--- BEGIN ---

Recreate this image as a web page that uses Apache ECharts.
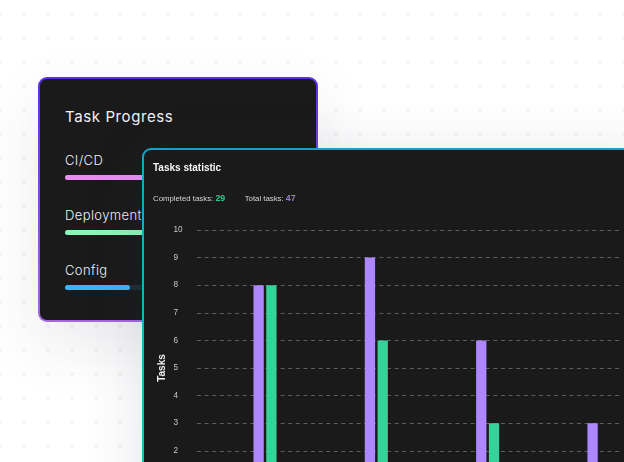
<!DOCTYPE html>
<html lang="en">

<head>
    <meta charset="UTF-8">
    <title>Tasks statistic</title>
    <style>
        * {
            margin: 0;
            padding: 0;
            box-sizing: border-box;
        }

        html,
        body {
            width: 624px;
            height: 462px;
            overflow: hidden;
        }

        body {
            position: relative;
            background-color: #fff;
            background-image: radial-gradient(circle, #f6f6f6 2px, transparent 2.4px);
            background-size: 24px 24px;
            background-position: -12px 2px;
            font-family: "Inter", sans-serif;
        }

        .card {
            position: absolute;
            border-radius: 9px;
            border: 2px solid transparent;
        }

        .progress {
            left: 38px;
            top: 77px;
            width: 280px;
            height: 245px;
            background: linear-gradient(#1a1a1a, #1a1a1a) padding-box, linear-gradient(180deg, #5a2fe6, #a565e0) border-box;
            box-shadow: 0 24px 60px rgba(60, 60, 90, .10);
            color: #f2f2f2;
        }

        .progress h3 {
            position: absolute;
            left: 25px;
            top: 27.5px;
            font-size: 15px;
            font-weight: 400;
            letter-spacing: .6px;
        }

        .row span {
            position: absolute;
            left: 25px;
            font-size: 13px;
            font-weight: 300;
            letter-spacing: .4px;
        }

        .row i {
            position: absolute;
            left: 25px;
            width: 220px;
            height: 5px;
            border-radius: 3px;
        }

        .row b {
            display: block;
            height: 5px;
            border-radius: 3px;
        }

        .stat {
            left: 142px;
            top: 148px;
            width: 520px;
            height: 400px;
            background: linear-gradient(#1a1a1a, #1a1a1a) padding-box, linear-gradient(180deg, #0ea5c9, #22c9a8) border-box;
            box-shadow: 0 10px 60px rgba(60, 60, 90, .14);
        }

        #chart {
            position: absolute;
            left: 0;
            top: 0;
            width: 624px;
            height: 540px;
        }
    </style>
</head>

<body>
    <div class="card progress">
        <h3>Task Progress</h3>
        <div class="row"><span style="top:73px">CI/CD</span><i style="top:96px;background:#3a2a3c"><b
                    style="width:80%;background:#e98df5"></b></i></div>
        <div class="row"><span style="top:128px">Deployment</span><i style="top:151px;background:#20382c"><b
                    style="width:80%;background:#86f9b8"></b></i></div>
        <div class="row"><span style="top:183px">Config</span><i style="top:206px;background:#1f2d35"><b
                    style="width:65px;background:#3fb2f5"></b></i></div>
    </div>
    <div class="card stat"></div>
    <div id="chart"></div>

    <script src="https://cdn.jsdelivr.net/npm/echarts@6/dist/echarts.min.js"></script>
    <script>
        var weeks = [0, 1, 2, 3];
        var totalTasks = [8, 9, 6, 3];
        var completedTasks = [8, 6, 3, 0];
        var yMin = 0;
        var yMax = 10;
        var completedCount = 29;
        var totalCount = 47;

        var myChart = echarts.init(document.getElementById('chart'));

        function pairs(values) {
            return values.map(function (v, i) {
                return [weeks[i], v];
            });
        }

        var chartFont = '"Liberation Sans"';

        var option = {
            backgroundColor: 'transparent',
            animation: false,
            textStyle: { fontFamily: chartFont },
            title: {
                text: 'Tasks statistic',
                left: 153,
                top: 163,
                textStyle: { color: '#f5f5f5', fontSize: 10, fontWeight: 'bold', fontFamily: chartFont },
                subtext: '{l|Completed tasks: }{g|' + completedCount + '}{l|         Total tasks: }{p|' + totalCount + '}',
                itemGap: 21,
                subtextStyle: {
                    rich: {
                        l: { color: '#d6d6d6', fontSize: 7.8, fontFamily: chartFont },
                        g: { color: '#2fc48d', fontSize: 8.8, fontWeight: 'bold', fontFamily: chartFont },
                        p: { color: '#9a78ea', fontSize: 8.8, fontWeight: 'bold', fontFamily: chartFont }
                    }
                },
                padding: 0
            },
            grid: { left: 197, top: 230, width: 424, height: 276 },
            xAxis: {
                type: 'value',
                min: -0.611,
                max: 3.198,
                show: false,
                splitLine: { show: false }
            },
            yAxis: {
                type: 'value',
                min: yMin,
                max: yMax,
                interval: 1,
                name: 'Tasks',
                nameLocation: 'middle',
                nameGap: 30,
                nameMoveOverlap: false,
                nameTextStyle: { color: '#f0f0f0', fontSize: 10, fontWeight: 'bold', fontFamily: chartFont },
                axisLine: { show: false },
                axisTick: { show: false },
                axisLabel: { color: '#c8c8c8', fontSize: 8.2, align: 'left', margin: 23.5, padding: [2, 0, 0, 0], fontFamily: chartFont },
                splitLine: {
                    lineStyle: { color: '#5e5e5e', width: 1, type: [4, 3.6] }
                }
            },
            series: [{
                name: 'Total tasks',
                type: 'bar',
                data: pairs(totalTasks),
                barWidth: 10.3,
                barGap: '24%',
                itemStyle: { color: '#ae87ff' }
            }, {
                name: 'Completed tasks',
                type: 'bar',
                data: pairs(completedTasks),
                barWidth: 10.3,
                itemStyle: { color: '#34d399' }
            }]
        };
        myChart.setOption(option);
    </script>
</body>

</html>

--- END ---

Set problem:
Find the lines above that contain the word "image" and collect them.

Complete output:
Recreate this image as a web page that uses Apache ECharts.
            background-image: radial-gradient(circle, #f6f6f6 2px, transparent 2.4px);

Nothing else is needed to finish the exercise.